Given a pre-trained model with the weights matrix :math:`W_0`, LoRA introduces
low-rank matrices :math:`A` and :math:`B` of a rank :math:`r` such that the
new weights matrix :math:`W` is computed as:

.. math::

  W = W_0 + \frac{\alpha}{r} A B

where :math:`\alpha` is a regularization factor that controls the influence
of the low-rank matrices on the model's weights. By adjusting the rank :math:`r`
and the regularization factor :math:`\alpha`, you can fine-tune the model
to achieve better performance on specific tasks.

To use LoRA for fine-tuning, you need to provide the pre-trained model checkpoint with
the ``mtt train`` command and specify the LoRA parameters in the ``options.yaml`` file:

.. code-block:: yaml

  architecture:
    training:
      finetune:
        method: "lora"
        read_from: path/to/pre-trained-model.ckpt
        config:
          alpha: 0.1
          rank: 4

These parameters control the rank of the low-rank matrices introduced by LoRA
(``rank``), and the regularization factor for the low-rank matrices (``alpha``).
By selecting the LoRA rank and the regularization factor, you can control the
amount of adaptation to the new dataset. Using lower values of the rank and
the regularization factor will lead to a more conservative adaptation, which can help
balancing the performance of the model on the original and new datasets.

We recommend to start with the LoRA parameters listed above and experiment with
different values if needed. You might also consider using a lower learning rate,
e.g. ``1e-5`` or even lower, to stabilize the training process.

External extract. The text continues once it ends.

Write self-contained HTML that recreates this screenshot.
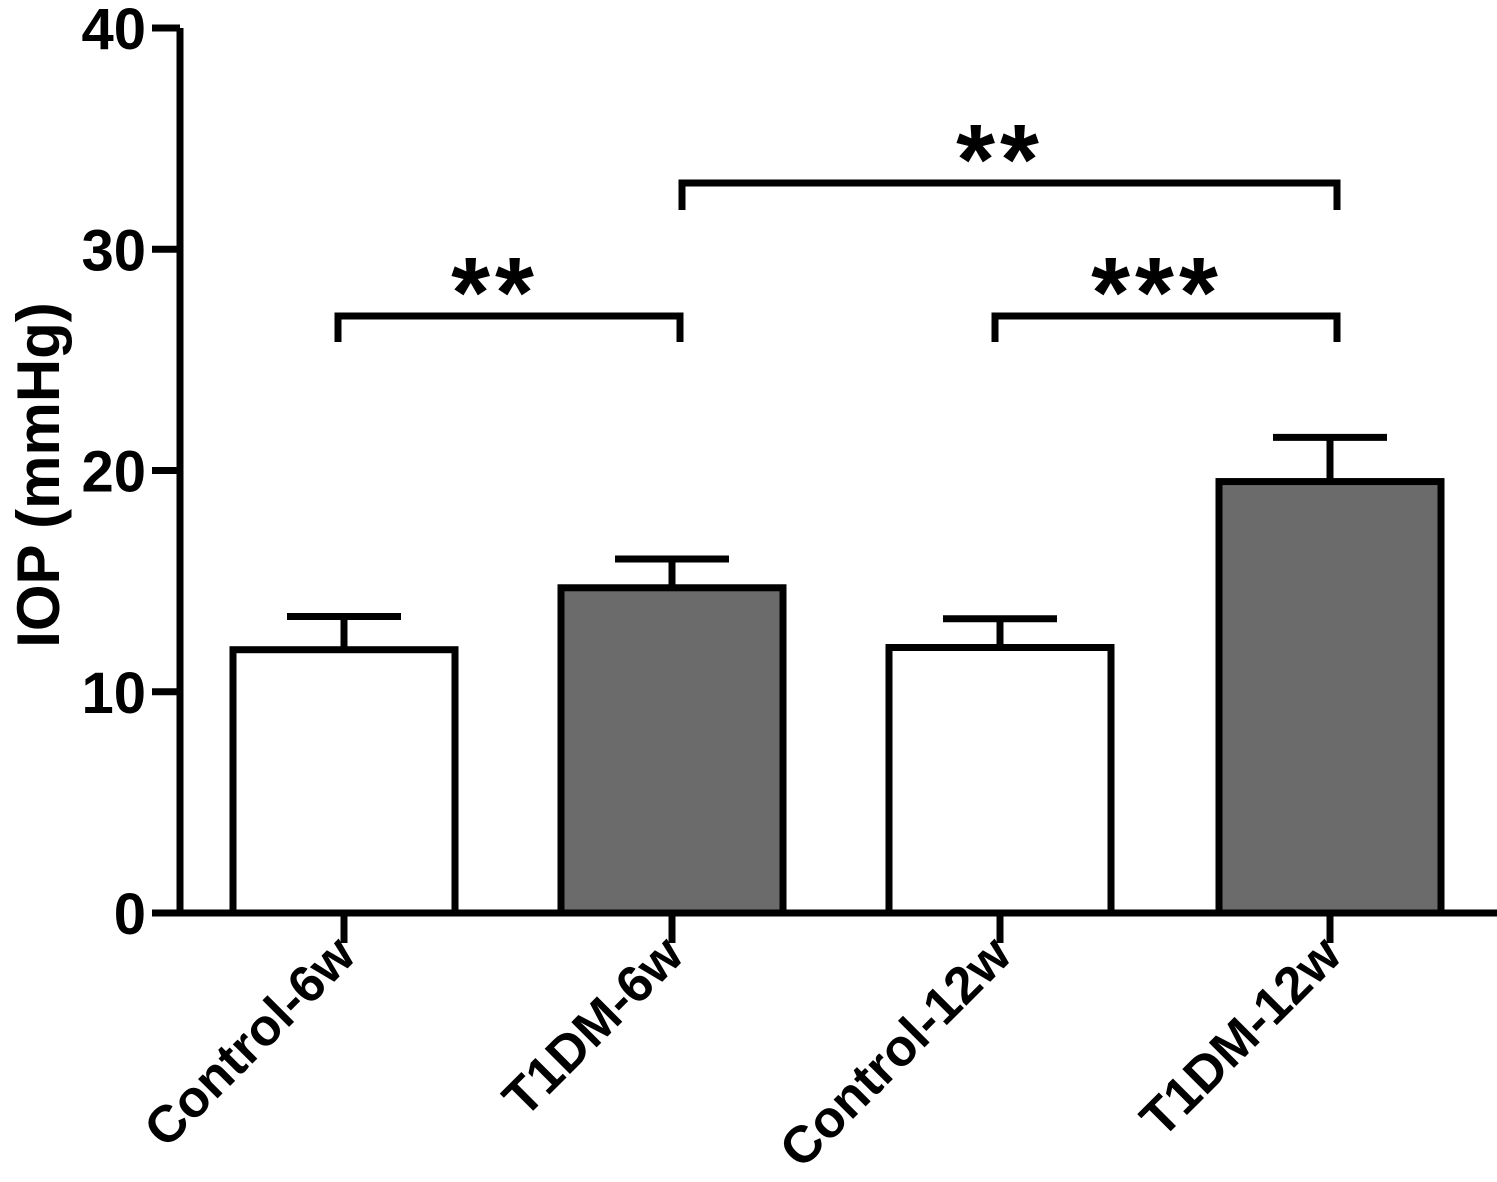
<!DOCTYPE html>
<html><head><meta charset="utf-8">
<style>
html,body{margin:0;padding:0;background:#fff;}
svg{display:block;}
text{font-family:"Liberation Sans",Arial,sans-serif;font-weight:bold;fill:#000;}
</style></head>
<body>
<svg id="chart" width="1497" height="1182" viewBox="0 0 1497 1182" xmlns="http://www.w3.org/2000/svg"></svg>
<script>
const categories = ["Control-6w","T1DM-6w","Control-12w","T1DM-12w"];
const meanValues = [11.9, 14.7, 12.0, 19.5];
const errorTops = [13.4, 16.0, 13.3, 21.5];
const barFills = ["#ffffff","#6b6b6b","#ffffff","#6b6b6b"];
const yTicks = [0,10,20,30,40];
const sigLabels = ["**","***","**"];

const NS="http://www.w3.org/2000/svg";
const svg=document.getElementById('chart');
const y0=913, pxPer=22.125;
function yScale(v){return y0 - v*pxPer;}
const centers=[344,672,1000,1330];
function xScale(i){return centers[i];}
const barW=222;
function mk(tag,attrs,parent){const e=document.createElementNS(NS,tag);for(const k in attrs)e.setAttribute(k,attrs[k]);(parent||svg).appendChild(e);return e;}

categories.forEach((c,i)=>{
  const cx=xScale(i);
  const top=yScale(meanValues[i]);
  const et=yScale(errorTops[i]);
  const g=mk('g',{});
  
  
  const eb=mk('path',{d:`M${cx},${top} L${cx},${et} M${cx-57},${et} L${cx+57},${et}`,stroke:'#000','stroke-width':7,fill:'none'},g);
  
  
  const r=mk('rect',{x:cx-barW/2,y:top,width:barW,height:y0-top,fill:barFills[i],stroke:'#000','stroke-width':7},g);
  
  
  const t=mk('line',{x1:cx,y1:y0,x2:cx,y2:943,stroke:'#000','stroke-width':7});
  
  
  const lx=cx+14, ly=958;
  const tx=mk('text',{x:0,y:0,'font-size':52,'text-anchor':'end',transform:`translate(${lx},${ly}) rotate(-45)`});
  tx.textContent=c;
  
  
});

const ya=mk('line',{x1:180,y1:y0+3,x2:180,y2:yScale(40),stroke:'#000','stroke-width':7});


const xa=mk('line',{x1:152,y1:y0,x2:1497,y2:y0,stroke:'#000','stroke-width':7});


yTicks.forEach(v=>{
  const y=yScale(v);
  const l=mk('line',{x1:152,y1:y,x2:180,y2:y,stroke:'#000','stroke-width':7});
  
  
  const t=mk('text',{x:146,y:y+21,'font-size':58,'text-anchor':'end'});
  t.textContent=v;
  
  
});
const yt=mk('text',{x:0,y:0,'font-size':60,'text-anchor':'middle',transform:'translate(59,475) rotate(-90)'});
yt.textContent='IOP (mmHg)';



const brackets=[[338,680,316,342],[995,1337,316,342],[682,1337,183,210]];
const starX=[495,1157,1000], starY=[327,327,194];
brackets.forEach((b,i)=>{
  const p=mk('path',{d:`M${b[0]},${b[3]} L${b[0]},${b[2]} L${b[1]},${b[2]} L${b[1]},${b[3]}`,stroke:'#000','stroke-width':7,fill:'none'});
  
  
  const s=mk('text',{x:starX[i],y:starY[i],'font-size':100,'text-anchor':'middle','letter-spacing':5});
  s.textContent=sigLabels[i];
  
  
});
</script>
</body></html>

Fine-tuning on a new level of theory
------------------------------------

If the new dataset is computed with a totally different level of theory compared to the
pre-trained model, which includes, for instance, the different composition energies,
or you want to fine-tune the model on a completely new target, you might need to consider
the transfer learning approach and introduce a new target in the
``options.yaml`` file. More details about this approach can be found in the
:ref:`Transfer Learning <transfer-learning>` section of the documentation.